RV Toxicity – A Real Problem

RV toxicity is a real problem that many people are not typically aware of until they purchase a new RV. In fact, not only many new recreational vehicles have toxicity problems, but older units can as well. What is the root cause of toxicity in RVs? In a nutshell, many of the building materials used to manufacture recreational vehicles are laden with chemical residue that slowly out gasses over time. That is why when many people enter new units they notice a pungent odor that irritates their eyes and throat.
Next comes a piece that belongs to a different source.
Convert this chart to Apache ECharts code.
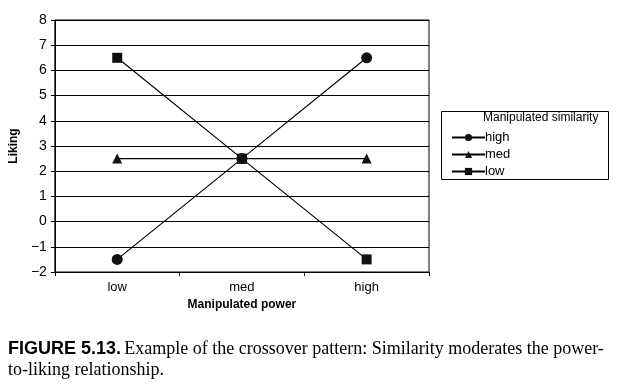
<!DOCTYPE html>
<html><head><meta charset="utf-8">
<script src="https://cdn.jsdelivr.net/npm/echarts@6/dist/echarts.min.js"></script>
<style>html,body{margin:0;padding:0;background:#fff}#c{width:622px;height:384px}</style>
</head><body><div id="c"></div>
<script>
const categories = ['low', 'med', 'high'];
const seriesNames = ['high', 'med', 'low'];
const highValues = [-1.5, 2.5, 6.5];
const medValues = [2.5, 2.5, 2.5];
const lowValues = [6.5, 2.5, -1.5];
const yTicks = [-2, -1, 0, 1, 2, 3, 4, 5, 6, 7, 8];
const legendTitle = 'Manipulated similarity';
const xTitle = 'Manipulated power';
const yTitle = 'Liking';

const chart = echarts.init(document.getElementById('c'));
const font = 'Liberation Sans, Arial, sans-serif';
function mk(name, data, symbol, size) {
  return {
    name, type: 'line', data, symbol, symbolSize: size,
    lineStyle: { color: '#000', width: 1.2 },
    itemStyle: { color: '#111' },
    animation: false
  };
}
chart.setOption({
  animation: false,
  grid: { left: 52, right: 193, top: 20, bottom: 112, show: true, borderColor: '#000', borderWidth: 1 },
  xAxis: {
    type: 'category', data: categories, boundaryGap: true,
    axisLine: { onZero: false, lineStyle: { color: '#000' } },
    axisTick: { show: true, length: 4, lineStyle: { color: '#000' } },
    axisLabel: { color: '#000', fontFamily: font, fontSize: 13, margin: 9 },
    name: xTitle, nameLocation: 'middle', nameGap: 25,
    nameTextStyle: { color: '#000', fontFamily: font, fontSize: 12, fontWeight: 'bold' }
  },
  yAxis: {
    type: 'value', min: yTicks[0], max: yTicks[yTicks.length - 1], interval: 1,
    axisLine: { show: true, lineStyle: { color: '#000' } },
    axisTick: { show: true, length: 4, lineStyle: { color: '#000' } },
    axisLabel: { color: '#000', fontFamily: font, fontSize: 14, margin: 8,
      formatter: v => v < 0 ? '\u2212' + Math.abs(v) : String(v) },
    splitLine: { show: true, lineStyle: { color: '#000', width: 1 } },
    name: yTitle, nameLocation: 'middle', nameGap: 31, nameRotate: 90,
    nameTextStyle: { color: '#000', fontFamily: font, fontSize: 12, fontWeight: 'bold' }
  },
  legend: {
    data: seriesNames, orient: 'vertical', left: 446, top: 126,
    itemWidth: 33, itemHeight: 9, itemGap: 4,
    textStyle: { color: '#000', fontFamily: font, fontSize: 13, padding: [0, 0, 0, -5] }
  },
  graphic: [
    { type: 'rect', shape: { x: 441.5, y: 111.5, width: 167, height: 68 },
      style: { fill: 'none', stroke: '#000', lineWidth: 1 } },
    { type: 'text', x: 483, y: 112,
      style: { text: legendTitle, fill: '#000', font: '12px ' + font } },
    { type: 'text', x: 8, y: 339,
      style: {
        text: '{b|FIGURE 5.13.} {s|Example of the crossover pattern: Similarity moderates the power-}\n{s|to-liking relationship.}',
        rich: {
          b: { fontFamily: font, fontWeight: 'bold', fontSize: 18, fill: '#000', lineHeight: 21 },
          s: { fontFamily: 'Liberation Serif, serif', fontSize: 18, fill: '#000', lineHeight: 21 }
        }
      } }
  ],
  series: [
    mk(seriesNames[0], highValues, 'circle', 11),
    mk(seriesNames[1], medValues, 'triangle', 10),
    mk(seriesNames[2], lowValues, 'rect', 10)
  ]
});
</script></body></html>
Even though there are Federal regulations that supposedly restrains the problem of RV toxicity, these regulations only offer a minimum requirement on the use of many types of materials.

What are the biggest chemical offenders?

The most often used chemicals in building materials are formaldehyde and petrochemicals, although there are many more than can be found. These by far are the most toxic to many people and have caused serious reactions such as respiratory problems, dizziness and general body weakness. Some people have suffered permanent health damage because they breathed the fumes from the interior of a camper. Formaldehyde is found in the most common places such as particle board and plywood in cabinets, flooring, walls, ceilings and in fabric. Petroleum based chemicals can be found in vinyl trim, floors, wall coverings, and bathrooms.

How can I avoid RV toxicity?

Frankly, in order to avoid toxic materials in most campers, you will either have to purchase a custom made RV or attempt to renovate an older one. There are a few manufacturers that will customize campers, but you will have to take a hands on approach and use a watchful eye during the process to ensure that there are no materials used that are beyond the toxic level that you prefer. A custom RV will be cost prohibitive for some.

In that case, it is possible to renovate an older camper, but you will also need to use a hands on approach in spelling out the types of materials you prefer and what you want removed or replaced. Again, a watchful eye is also needed to ensure that you actually get only the material you want placed in the unit.

Another option is to simply seal the interior of the RV as well as possible to inhibit chemical fumes from gassing off too much while you camp. A few companies such as the AIM Company offers products such as Safe Seal that can seal new carpet fumes, walls, wood, plastic and other problem areas. Some people have seen good results but it is certainly not as totally safe as renovating or customizing a new camper.